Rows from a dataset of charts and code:
'''

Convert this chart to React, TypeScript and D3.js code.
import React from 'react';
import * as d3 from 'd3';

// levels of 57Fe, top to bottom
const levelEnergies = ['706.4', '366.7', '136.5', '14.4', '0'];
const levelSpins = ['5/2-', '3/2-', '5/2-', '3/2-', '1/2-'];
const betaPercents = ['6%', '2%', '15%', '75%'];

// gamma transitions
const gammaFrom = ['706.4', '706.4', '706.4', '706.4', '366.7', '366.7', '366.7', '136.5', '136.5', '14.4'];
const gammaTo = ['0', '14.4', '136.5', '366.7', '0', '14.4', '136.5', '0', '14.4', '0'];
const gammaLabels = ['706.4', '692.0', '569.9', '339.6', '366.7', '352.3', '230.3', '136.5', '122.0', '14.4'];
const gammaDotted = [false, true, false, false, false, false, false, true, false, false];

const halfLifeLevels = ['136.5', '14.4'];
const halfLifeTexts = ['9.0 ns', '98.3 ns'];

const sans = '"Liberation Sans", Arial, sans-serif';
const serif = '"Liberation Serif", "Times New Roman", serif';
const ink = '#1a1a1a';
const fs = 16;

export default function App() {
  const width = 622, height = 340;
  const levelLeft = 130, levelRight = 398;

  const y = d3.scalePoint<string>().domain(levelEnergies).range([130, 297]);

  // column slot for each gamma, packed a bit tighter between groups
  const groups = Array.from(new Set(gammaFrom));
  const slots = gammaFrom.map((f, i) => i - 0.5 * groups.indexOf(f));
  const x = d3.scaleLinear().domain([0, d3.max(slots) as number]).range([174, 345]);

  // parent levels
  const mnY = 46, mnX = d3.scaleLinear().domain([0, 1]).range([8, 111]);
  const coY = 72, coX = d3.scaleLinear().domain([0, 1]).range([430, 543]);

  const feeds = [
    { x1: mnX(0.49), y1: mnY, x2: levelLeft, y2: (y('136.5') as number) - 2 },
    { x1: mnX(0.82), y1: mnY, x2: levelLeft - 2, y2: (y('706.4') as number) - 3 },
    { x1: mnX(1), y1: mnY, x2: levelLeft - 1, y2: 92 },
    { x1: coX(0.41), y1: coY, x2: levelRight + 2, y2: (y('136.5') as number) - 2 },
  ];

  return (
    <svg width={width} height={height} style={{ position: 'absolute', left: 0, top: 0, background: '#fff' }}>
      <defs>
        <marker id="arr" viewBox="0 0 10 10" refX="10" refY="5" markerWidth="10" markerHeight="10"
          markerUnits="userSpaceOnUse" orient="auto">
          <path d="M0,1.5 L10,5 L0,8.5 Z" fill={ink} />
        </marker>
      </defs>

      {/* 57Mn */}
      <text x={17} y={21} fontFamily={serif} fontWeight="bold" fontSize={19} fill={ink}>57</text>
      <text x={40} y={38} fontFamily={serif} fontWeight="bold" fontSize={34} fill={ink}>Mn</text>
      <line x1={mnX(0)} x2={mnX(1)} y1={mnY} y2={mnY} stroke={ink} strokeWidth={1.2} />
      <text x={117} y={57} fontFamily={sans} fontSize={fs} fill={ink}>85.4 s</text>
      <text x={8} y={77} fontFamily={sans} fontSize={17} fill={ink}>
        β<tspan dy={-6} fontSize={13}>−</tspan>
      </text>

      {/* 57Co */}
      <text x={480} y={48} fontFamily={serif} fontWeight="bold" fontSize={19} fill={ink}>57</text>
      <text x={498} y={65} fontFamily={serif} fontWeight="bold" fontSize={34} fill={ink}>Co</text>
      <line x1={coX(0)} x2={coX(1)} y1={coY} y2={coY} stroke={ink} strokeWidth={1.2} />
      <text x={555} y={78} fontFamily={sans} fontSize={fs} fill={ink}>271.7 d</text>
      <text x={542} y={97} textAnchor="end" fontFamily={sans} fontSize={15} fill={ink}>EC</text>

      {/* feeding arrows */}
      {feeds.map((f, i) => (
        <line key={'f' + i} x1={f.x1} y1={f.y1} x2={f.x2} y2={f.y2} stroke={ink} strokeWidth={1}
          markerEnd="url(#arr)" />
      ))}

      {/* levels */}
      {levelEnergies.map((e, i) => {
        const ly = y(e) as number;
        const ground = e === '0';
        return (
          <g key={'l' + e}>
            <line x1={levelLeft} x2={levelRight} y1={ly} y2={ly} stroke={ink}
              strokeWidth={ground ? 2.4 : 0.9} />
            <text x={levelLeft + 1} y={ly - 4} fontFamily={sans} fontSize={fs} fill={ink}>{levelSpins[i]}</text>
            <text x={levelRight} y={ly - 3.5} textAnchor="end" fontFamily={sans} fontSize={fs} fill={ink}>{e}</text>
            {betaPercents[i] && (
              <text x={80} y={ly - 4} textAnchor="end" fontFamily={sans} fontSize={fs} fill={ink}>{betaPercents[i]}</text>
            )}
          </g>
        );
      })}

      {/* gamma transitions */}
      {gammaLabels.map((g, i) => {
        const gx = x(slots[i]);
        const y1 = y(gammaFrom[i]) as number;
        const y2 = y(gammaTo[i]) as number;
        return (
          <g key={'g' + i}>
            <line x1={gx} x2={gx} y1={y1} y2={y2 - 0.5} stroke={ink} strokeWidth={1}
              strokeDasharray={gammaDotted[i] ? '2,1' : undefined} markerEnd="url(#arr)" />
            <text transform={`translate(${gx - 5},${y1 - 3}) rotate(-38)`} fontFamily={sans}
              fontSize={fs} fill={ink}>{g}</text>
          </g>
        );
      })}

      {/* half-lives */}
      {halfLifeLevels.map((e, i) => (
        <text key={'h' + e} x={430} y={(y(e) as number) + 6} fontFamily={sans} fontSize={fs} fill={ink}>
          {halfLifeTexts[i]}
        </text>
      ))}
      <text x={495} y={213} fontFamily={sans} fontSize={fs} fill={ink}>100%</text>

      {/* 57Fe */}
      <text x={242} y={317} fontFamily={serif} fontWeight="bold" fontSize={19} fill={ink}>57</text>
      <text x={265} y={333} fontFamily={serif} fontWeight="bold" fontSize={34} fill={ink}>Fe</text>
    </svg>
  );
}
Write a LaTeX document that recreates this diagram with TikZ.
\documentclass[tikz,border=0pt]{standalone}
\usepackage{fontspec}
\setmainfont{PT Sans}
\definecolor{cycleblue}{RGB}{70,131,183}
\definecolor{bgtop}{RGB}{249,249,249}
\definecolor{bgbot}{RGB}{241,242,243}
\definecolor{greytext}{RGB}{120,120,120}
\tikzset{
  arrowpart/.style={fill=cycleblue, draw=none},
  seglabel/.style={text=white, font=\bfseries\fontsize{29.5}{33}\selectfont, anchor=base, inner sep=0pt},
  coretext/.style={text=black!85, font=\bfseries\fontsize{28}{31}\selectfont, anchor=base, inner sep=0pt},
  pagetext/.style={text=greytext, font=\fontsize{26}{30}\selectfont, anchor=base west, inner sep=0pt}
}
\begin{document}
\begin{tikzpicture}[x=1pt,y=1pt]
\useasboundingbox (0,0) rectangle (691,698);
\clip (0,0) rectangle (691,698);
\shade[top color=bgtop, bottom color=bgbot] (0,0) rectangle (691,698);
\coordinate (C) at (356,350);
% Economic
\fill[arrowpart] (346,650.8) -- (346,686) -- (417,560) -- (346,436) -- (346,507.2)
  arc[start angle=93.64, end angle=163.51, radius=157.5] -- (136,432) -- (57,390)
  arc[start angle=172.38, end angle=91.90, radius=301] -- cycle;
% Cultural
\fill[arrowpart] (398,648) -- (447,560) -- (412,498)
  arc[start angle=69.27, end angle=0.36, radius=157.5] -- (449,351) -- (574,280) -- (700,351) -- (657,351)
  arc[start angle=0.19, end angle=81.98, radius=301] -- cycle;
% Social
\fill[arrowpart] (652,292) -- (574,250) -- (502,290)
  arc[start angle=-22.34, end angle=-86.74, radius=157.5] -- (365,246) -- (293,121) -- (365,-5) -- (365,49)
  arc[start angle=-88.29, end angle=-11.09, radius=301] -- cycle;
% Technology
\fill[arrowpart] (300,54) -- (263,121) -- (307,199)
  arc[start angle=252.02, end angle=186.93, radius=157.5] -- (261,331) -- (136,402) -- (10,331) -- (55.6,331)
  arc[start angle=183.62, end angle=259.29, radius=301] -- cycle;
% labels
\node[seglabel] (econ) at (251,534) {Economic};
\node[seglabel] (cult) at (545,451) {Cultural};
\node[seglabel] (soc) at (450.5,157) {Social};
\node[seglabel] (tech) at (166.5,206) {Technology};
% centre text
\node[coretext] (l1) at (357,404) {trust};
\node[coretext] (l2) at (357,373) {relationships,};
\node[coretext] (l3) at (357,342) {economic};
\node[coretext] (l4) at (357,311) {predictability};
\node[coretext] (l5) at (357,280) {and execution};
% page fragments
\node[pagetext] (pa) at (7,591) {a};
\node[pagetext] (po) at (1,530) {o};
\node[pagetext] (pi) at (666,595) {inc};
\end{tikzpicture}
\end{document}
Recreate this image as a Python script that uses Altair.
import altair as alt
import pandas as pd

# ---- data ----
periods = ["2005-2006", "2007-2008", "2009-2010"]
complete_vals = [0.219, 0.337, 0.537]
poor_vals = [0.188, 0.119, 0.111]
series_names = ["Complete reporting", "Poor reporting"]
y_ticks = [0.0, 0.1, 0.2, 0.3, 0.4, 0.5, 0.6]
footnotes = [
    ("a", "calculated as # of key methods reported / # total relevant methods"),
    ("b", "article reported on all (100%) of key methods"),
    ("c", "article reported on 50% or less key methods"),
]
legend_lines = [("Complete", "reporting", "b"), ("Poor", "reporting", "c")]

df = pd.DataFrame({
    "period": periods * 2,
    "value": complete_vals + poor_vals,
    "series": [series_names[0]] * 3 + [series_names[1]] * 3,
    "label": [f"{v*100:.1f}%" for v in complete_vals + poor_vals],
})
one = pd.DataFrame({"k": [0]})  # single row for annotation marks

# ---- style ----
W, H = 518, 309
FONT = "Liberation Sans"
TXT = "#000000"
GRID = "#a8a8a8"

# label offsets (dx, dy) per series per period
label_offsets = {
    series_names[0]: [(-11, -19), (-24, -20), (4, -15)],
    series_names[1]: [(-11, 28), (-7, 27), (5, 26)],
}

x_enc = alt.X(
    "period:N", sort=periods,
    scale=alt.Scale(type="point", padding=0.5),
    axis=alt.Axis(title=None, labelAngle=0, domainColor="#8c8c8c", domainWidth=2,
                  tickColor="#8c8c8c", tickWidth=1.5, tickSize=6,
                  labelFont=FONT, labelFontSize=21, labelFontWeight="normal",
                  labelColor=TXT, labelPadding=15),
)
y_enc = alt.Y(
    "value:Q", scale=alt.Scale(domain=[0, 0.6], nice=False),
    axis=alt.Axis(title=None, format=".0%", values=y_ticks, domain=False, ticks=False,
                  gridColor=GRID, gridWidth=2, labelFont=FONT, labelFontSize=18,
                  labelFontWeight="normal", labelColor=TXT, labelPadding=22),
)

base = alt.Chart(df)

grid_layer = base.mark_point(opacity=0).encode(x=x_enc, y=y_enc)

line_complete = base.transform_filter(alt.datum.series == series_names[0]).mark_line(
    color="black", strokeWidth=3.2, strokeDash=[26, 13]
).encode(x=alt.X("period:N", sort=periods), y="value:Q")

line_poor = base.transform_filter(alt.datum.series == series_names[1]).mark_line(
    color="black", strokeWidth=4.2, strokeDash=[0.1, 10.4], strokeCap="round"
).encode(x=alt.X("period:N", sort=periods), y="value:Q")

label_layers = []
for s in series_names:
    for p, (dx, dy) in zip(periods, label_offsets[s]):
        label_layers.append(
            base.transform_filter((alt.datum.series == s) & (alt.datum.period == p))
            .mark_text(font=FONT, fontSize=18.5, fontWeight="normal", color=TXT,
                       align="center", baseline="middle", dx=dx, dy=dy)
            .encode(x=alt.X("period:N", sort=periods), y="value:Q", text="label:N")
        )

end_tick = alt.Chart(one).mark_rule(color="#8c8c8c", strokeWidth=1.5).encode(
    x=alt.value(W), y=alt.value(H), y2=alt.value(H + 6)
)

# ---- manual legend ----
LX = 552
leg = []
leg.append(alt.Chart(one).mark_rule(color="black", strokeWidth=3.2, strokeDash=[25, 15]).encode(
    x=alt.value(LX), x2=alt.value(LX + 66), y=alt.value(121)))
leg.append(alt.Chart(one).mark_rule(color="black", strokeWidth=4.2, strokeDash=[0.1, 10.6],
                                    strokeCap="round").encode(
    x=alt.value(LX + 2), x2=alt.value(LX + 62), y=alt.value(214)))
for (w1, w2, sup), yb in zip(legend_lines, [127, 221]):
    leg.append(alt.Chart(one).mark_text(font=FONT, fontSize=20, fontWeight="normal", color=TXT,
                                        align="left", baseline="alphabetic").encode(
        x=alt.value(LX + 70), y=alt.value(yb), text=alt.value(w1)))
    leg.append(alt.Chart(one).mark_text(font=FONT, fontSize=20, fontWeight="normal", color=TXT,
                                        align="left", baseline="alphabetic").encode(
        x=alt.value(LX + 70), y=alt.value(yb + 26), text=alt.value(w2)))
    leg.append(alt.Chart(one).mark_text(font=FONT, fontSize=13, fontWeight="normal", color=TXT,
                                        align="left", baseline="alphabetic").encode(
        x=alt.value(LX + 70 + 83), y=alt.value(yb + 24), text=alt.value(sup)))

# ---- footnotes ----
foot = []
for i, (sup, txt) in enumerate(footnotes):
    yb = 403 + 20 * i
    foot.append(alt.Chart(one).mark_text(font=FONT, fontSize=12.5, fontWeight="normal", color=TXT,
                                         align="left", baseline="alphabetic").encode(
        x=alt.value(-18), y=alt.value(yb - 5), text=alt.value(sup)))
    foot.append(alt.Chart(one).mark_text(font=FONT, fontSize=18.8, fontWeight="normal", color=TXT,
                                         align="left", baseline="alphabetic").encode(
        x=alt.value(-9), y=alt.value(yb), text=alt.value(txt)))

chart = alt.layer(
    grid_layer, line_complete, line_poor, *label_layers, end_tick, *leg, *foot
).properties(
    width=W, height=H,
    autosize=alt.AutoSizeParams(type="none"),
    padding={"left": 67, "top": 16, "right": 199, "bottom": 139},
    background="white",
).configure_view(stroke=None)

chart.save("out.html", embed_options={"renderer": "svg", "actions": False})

'''

EXERCISE DESCRIPTION
Return the exact lines from the line with "Recreate this image" to the line with "import pandas as pd", inclusive of both, with nothing added.

PROBLEM SOLUTION
Recreate this image as a Python script that uses Altair.
import altair as alt
import pandas as pd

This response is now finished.